_STATED PROBLEM_
Print the material below exactly as it stands, please, from its first line to the line holding "const ref = useRef<HTMLDivElement>(null);", with no pictures.
[Begin SUPPLIED ENTRIES]
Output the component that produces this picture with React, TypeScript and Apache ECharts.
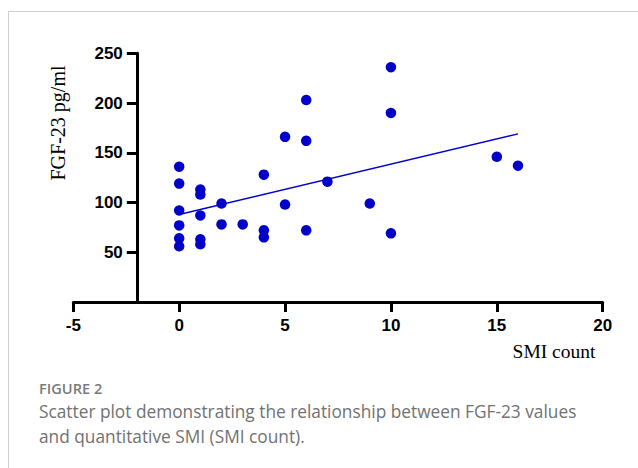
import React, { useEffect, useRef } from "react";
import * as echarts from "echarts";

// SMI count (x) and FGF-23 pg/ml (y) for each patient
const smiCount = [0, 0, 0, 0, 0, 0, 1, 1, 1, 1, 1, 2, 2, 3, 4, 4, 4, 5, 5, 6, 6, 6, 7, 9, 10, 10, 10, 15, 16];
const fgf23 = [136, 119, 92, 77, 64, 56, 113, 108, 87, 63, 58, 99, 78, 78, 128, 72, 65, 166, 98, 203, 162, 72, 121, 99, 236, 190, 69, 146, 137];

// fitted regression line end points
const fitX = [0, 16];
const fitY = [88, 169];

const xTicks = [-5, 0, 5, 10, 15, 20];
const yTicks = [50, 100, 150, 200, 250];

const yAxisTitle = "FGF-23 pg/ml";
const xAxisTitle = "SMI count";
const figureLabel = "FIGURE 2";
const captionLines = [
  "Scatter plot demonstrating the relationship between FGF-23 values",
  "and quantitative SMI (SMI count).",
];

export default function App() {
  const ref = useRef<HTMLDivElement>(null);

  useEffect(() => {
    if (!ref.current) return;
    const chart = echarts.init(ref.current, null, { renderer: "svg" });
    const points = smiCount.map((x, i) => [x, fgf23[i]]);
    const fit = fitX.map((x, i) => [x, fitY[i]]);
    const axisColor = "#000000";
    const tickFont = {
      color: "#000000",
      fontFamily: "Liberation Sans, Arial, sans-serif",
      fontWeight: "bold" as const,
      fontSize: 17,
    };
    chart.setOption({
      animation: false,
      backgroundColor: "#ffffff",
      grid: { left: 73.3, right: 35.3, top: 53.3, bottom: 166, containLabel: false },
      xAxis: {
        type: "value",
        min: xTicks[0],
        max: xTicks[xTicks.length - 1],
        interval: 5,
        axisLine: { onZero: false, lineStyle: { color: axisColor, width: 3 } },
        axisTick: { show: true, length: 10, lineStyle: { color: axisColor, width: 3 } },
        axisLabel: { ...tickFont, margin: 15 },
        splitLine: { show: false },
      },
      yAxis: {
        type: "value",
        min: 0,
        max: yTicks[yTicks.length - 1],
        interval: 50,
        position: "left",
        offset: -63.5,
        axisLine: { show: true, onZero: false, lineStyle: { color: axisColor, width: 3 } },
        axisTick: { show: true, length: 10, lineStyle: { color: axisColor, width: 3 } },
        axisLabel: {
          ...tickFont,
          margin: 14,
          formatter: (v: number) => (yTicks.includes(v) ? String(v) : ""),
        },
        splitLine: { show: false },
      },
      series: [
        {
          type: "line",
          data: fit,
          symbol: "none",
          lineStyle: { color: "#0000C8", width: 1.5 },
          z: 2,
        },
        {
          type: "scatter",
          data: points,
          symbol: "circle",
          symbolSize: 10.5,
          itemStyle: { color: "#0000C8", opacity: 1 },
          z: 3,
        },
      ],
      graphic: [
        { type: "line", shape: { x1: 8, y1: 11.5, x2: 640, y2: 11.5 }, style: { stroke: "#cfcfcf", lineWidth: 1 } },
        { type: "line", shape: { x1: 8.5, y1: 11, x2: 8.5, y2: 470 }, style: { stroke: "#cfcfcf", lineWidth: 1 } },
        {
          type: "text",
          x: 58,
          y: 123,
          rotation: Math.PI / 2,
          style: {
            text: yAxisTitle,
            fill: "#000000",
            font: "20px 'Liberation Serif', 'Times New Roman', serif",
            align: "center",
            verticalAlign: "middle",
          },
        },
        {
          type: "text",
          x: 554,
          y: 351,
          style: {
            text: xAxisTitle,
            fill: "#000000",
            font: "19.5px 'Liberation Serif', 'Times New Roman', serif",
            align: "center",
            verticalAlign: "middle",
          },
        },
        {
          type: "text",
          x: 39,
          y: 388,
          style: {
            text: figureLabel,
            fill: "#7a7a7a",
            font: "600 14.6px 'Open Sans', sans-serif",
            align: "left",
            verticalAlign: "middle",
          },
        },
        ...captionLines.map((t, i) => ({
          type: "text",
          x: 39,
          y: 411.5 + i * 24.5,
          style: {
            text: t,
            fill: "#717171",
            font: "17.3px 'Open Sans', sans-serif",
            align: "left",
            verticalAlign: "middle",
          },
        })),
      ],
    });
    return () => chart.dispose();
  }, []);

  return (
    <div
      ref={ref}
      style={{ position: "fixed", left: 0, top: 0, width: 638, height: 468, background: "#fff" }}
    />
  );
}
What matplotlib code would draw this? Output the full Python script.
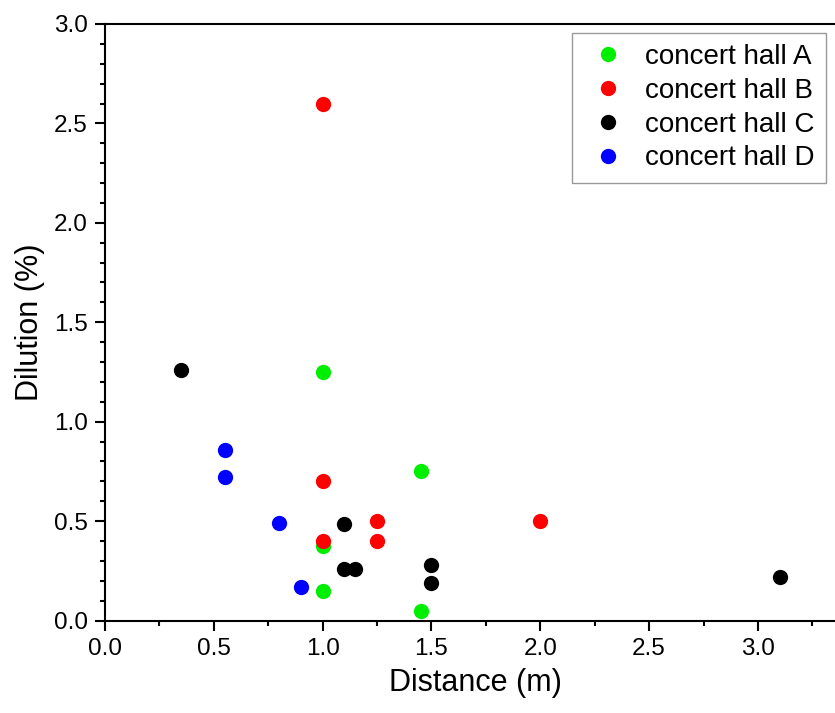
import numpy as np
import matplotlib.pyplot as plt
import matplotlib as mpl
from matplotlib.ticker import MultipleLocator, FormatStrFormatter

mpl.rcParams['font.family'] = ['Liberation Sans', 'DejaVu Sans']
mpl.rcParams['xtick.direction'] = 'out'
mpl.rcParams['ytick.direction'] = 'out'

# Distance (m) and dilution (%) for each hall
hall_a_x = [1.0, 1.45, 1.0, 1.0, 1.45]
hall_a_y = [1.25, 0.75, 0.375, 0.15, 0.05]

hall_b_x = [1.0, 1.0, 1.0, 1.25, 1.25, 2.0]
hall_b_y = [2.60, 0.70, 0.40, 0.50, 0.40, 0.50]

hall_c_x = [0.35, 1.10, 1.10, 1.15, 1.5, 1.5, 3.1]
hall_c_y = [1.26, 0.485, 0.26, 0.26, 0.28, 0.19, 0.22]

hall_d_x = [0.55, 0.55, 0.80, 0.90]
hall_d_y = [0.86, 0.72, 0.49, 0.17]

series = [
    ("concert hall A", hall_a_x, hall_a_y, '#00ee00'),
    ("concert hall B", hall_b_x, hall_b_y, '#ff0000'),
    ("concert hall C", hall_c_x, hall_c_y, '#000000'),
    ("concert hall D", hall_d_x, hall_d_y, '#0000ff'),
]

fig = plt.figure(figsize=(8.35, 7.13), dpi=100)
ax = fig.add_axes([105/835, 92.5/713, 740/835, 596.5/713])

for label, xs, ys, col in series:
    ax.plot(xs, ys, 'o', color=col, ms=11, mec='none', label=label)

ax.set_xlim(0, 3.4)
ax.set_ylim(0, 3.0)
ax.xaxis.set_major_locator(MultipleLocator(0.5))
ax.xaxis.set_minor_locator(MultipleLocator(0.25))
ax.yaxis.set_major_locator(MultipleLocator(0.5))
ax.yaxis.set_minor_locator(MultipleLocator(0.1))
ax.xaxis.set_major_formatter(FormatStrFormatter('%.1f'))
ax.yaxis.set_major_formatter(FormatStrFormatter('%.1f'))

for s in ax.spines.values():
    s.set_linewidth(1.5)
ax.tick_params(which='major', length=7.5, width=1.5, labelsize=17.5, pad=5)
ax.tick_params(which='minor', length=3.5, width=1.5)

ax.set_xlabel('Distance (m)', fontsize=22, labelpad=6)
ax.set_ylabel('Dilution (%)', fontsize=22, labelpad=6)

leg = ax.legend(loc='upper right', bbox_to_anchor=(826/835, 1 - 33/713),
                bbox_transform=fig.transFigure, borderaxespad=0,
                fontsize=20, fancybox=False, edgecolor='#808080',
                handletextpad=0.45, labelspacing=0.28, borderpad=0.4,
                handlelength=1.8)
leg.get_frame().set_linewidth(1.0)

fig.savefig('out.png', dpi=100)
[End SUPPLIED ENTRIES]
_WRITTEN ANSWER_
Output the component that produces this picture with React, TypeScript and Apache ECharts.
import React, { useEffect, useRef } from "react";
import * as echarts from "echarts";

// SMI count (x) and FGF-23 pg/ml (y) for each patient
const smiCount = [0, 0, 0, 0, 0, 0, 1, 1, 1, 1, 1, 2, 2, 3, 4, 4, 4, 5, 5, 6, 6, 6, 7, 9, 10, 10, 10, 15, 16];
const fgf23 = [136, 119, 92, 77, 64, 56, 113, 108, 87, 63, 58, 99, 78, 78, 128, 72, 65, 166, 98, 203, 162, 72, 121, 99, 236, 190, 69, 146, 137];

// fitted regression line end points
const fitX = [0, 16];
const fitY = [88, 169];

const xTicks = [-5, 0, 5, 10, 15, 20];
const yTicks = [50, 100, 150, 200, 250];

const yAxisTitle = "FGF-23 pg/ml";
const xAxisTitle = "SMI count";
const figureLabel = "FIGURE 2";
const captionLines = [
  "Scatter plot demonstrating the relationship between FGF-23 values",
  "and quantitative SMI (SMI count).",
];

export default function App() {
  const ref = useRef<HTMLDivElement>(null);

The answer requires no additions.